De même, aux yeux de Ghaleb Bencheikh, les menus spécifiques ne s’imposent pas: «Il suffit d’un peu d’intelligence et de proposer également un autre plat le jour où il y a du porc». En revanche point question pour lui de céder sur la piscine, elle s’impose à tous: «La natation fait partie de l’éducation des futurs citoyens». Concernant le refus de certains de voir un médecin homme ausculter une femme, il tient à préciser: «Le médecin est asexué religieusement et des médecins juifs (autour de l’an 1000) allaient ausculter des femmes musulmanes ou d’autres religions ». Face à un islamisme radical qui voudrait réduire l’identité à la dimension religieuse, il rappelle que l’identité est multiple. Mais il tient aussi à mettre en exergue le fait que: «Notre société est sécularisée au 2/3 voire au 3/4». Mais c’est dans ce contexte, regrette Ghaleb Bencheikh, que «nous sommes pris en tenaille entre deux mâchoires, celle de la radicalité islamiste qui va jusqu’au terrorisme abject d’une part et de l’autre le triomphe idéologique d’une frange de la Nation qui laisse place à une surréaction, une « zémourisation » des esprits. Et là nous avons un problème que nous devons résoudre dans la sagesse, en appliquant la loi».

«On ne trouve pas de doctrine politique dans le Coran»

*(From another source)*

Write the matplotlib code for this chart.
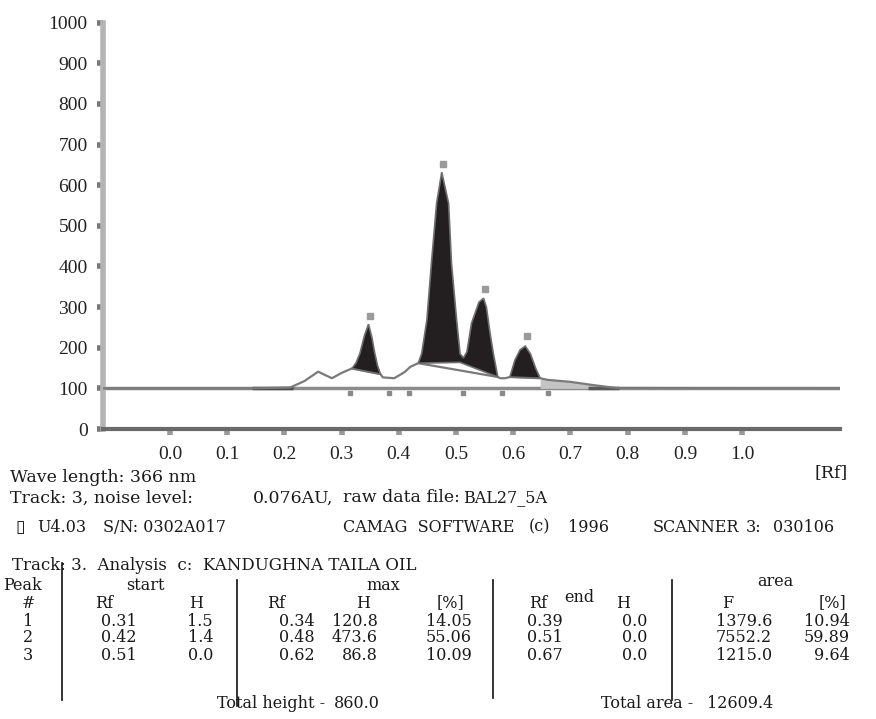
#!/usr/bin/env python
# -*- coding:utf-8 -*-
"""
TLC densitogram (CAMAG scanner printout), track 3, Kandughna taila oil.
"""

import numpy as np
from matplotlib import pyplot as plt

W, H = 876, 719

# --- scan trace (Rf, AU) ---
prof_rf = [-0.117, 0.143, 0.21, 0.235, 0.259, 0.283, 0.300, 0.318,
           0.368, 0.372, 0.392, 0.410, 0.420, 0.434,
           0.573, 0.577, 0.586, 0.594,
           0.647, 0.660, 0.700, 0.740, 0.780, 1.171]
prof_au = [100, 100, 102, 118, 141, 125, 138, 149,
           135, 127, 125, 140, 153, 162,
           128, 125, 125, 128,
           125, 121, 116, 108, 101, 100]

# filled peaks: outline then peak baseline back to the start
peak1_rf = [0.318, 0.325, 0.332, 0.340, 0.347, 0.353, 0.358, 0.363, 0.368]
peak1_au = [149, 162, 186, 230, 258, 225, 186, 155, 135]

peak23_rf = [0.434, 0.440, 0.449, 0.457, 0.466, 0.475, 0.487, 0.492, 0.501,
             0.507, 0.513, 0.519, 0.527, 0.540, 0.548, 0.553, 0.559, 0.565,
             0.573, 0.507]
peak23_au = [162, 186, 268, 408, 555, 632, 555, 408, 268,
             185, 175, 190, 260, 312, 322, 300, 240, 187,
             128, 164]

peak4_rf = [0.594, 0.603, 0.612, 0.621, 0.630, 0.639, 0.647]
peak4_au = [128, 170, 195, 204, 185, 150, 125]

# peak number blobs above apexes and start/end marks under the baseline
label_rf = [0.349, 0.477, 0.551, 0.624]
label_au = [278, 652, 345, 228]
mark_rf = [0.315, 0.382, 0.418, 0.512, 0.580, 0.660]

xticks = [0.0, 0.1, 0.2, 0.3, 0.4, 0.5, 0.6, 0.7, 0.8, 0.9, 1.0]
yticks = list(range(0, 1001, 100))

# --- result table ---
peak_ids = ["1", "2", "3"]
start_rf = ["0.31", "0.42", "0.51"]
start_h = ["1.5", "1.4", "0.0"]
max_rf = ["0.34", "0.48", "0.62"]
max_h = ["120.8", "473.6", "86.8"]
max_pct = ["14.05", "55.06", "10.09"]
end_rf = ["0.39", "0.51", "0.67"]
end_h = ["0.0", "0.0", "0.0"]
area_f = ["1379.6", "7552.2", "1215.0"]
area_pct = ["10.94", "59.89", "9.64"]
total_height = "860.0"
total_area = "12609.4"


def fx(px):
	return px / W


def fy(py):
	return 1 - py / H


fig = plt.figure(figsize=(W / 100, H / 100), dpi=100)
fig.patch.set_facecolor("white")

ax = fig.add_axes([fx(103), fy(429), fx(840) - fx(103), fy(22.7) - fy(429)])
ax.set_xlim(-0.117, 1.171)
ax.set_ylim(0, 1000)

for s in ["top", "right"]:
	ax.spines[s].set_visible(False)
ax.spines["left"].set_color("#b4b4b4")
ax.spines["left"].set_linewidth(4)
ax.spines["bottom"].set_color("#6a6a6a")
ax.spines["bottom"].set_linewidth(3)

tickfont = {"family": "Liberation Serif", "size": 14}
ax.set_yticks(yticks)
ax.set_yticklabels([str(v) for v in yticks], fontdict=tickfont, color="#222222")
ax.set_xticks(xticks)
ax.set_xticklabels(["%.1f" % v for v in xticks], fontdict=tickfont, color="#222222")
ax.tick_params(axis="y", direction="out", length=4, width=4, color="#777777", pad=7)
ax.tick_params(axis="x", direction="out", length=4, width=4, color="#999999", pad=8)

# baseline
ax.plot([-0.117, 1.171], [100, 100], color="#8c8c8c", lw=2.5, zorder=2,
	solid_capstyle="butt")
ax.plot([0.143, 0.215], [100, 100], color="#4a4a4a", lw=2.5, zorder=3,
	solid_capstyle="butt")
ax.plot([0.73, 0.785], [100, 100], color="#5a5a5a", lw=2.5, zorder=3,
	solid_capstyle="butt")

# light grey tail after the last peak
tail = [i for i, r in enumerate(prof_rf) if 0.647 <= r <= 0.78]
ax.fill_between([prof_rf[i] for i in tail], 100, [prof_au[i] for i in tail],
	color="#c4c4c4", lw=0, zorder=2)

# trace
ax.plot(prof_rf, prof_au, color="#7a7a7a", lw=1.6, zorder=4)

# peaks
for rf, au in [(peak1_rf, peak1_au), (peak23_rf, peak23_au), (peak4_rf, peak4_au)]:
	ax.fill(rf, au, facecolor="#231f20", edgecolor="#6e6e6e", lw=1.2, zorder=5)

ax.plot(label_rf, label_au, "s", ms=5, color="#9a9a9a", zorder=6)
ax.plot(mark_rf, [88] * len(mark_rf), "s", ms=3.5, color="#8a8a8a", zorder=6)

# --- header text under the plot ---
fam = ["DejaVu Serif", "DejaVu Sans"]


def put(px, py, s, ha="left", size=12.5):
	fig.text(fx(px), fy(py), s, ha=ha, va="center", family=fam, size=size,
		color="#1a1a1a")


put(10, 477, "Wave length: 366 nm")
put(814, 473, "[Rf]")
put(10, 498, "Track: 3, noise level:")
put(253, 498, "0.076AU,")
put(343, 498, "raw data file:")
put(463, 498, "BAL27_5A", size=11.5)
put(15, 527, "\u25af")
put(37, 527, "U4.03", size=11.5)
put(103, 527, "S/N: 0302A017", size=11.5)
put(343, 527, "CAMAG  SOFTWARE", size=11.5)
put(529, 527, "(c)", size=11.5)
put(568, 527, "1996", size=11.5)
put(653, 527, "SCANNER", size=11.5)
put(746, 527, "3:", size=11.5)
put(773, 527, "030106", size=11.5)

# --- table ---
ts = 11.5
put(12, 566, "Track: 3.  Analysis  c:  KANDUGHNA TAILA OIL", size=12)
put(3, 585, "Peak", size=ts)
put(145, 585, "start", ha="center", size=ts)
put(383, 585, "max", ha="center", size=ts)
put(579, 598, "end", ha="center", size=ts)
put(775, 582, "area", ha="center", size=ts)

head_y = 603
put(28, head_y, "#", ha="center", size=ts)
put(95, head_y, "Rf", size=ts)
put(196, head_y, "H", ha="center", size=ts)
put(276, head_y, "Rf", ha="center", size=ts)
put(363, head_y, "H", ha="center", size=ts)
put(450, head_y, "[%]", ha="center", size=ts)
put(538, head_y, "Rf", ha="center", size=ts)
put(623, head_y, "H", ha="center", size=ts)
put(728, head_y, "F", ha="center", size=ts)
put(833, head_y, "[%]", ha="center", size=ts)

row_y = [621, 638, 655]
cols = [(start_rf, 137), (start_h, 213), (max_rf, 315), (max_h, 378),
	(max_pct, 472), (end_rf, 563), (end_h, 647), (area_f, 772), (area_pct, 850)]
for i, y in enumerate(row_y):
	put(28, y, peak_ids[i], ha="center", size=ts)
	for vals, xr in cols:
		put(xr, y, vals[i], ha="right", size=ts)

put(325, 704, "Total height -", ha="right", size=ts)
put(380, 704, total_height, ha="right", size=ts)
put(693, 704, "Total area -", ha="right", size=ts)
put(773, 704, total_area, ha="right", size=ts)

for x, y0, y1 in [(62, 563, 700), (237, 580, 706), (493, 580, 698), (672, 580, 700)]:
	fig.add_artist(plt.Line2D([fx(x), fx(x)], [fy(y0), fy(y1)], color="#111111",
		lw=1.2, transform=fig.transFigure))

plt.savefig("out.png", dpi=100, facecolor="white")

Toujours sur l’islamisme, il avance: «Le Coran se mêle parfois des questions les plus élémentaires alors qu’il met de côté la question de la gouvernance. On a beau chercher on ne trouve pas de doctrine politique dans le Coran. Cela sous-entend qu’il y a une délégation qui est faite aux Hommes». Ceci dit, il ne manque pas de constater: «Ce n’est que dans les années 20 que des théologiens mettent en avant l’intérêt qu’il y a à séparer les deux Ordres». Un travail, accompli par les catholiques et les protestants, «qui doit être mené dans l’Islam et, il doit être mené en France parce que le ciel est plus clément sur nos têtes. Et si nous ne le menons pas c’est que nous sommes coupables, comptables et responsables de l’incurie». Interrogé sur la question des imams femmes. Il répond qu’il y ait favorable et, surtout ajoute-t-il: «Rien dans le Coran ou l’enseignement prophétique ne s’oppose à l’imamat des femmes.» Mohamed Laqhila invite à mesurer la valeur de la liberté de conscience qui existe dans notre pays: «Cette liberté de pratiquer sa religion ainsi que ce respect des non-croyants, cette possibilité de changer de religion, n’existent pas dans les pays musulmans. Et nous sommes dans un pays où, en dehors des agents publics et sans doute bientôt parapublic, on est libre d’exprimer sa religion et il faut tout faire pour conserver cette liberté dans le respect de l’ordre public». Il précise encore que la loi « séparatisme » devrait mettre un terme, à l’horizon 2023 d’imams venus de l’étranger. Enfin, pour montrer à quel point l’amalgame entre Islamisme radical et musulman est infondé, Mohamed Laqhila déclare : «Entre 1979 et 2019, 91,2% des victimes du terrorisme ont été tuées dans un pays musulman».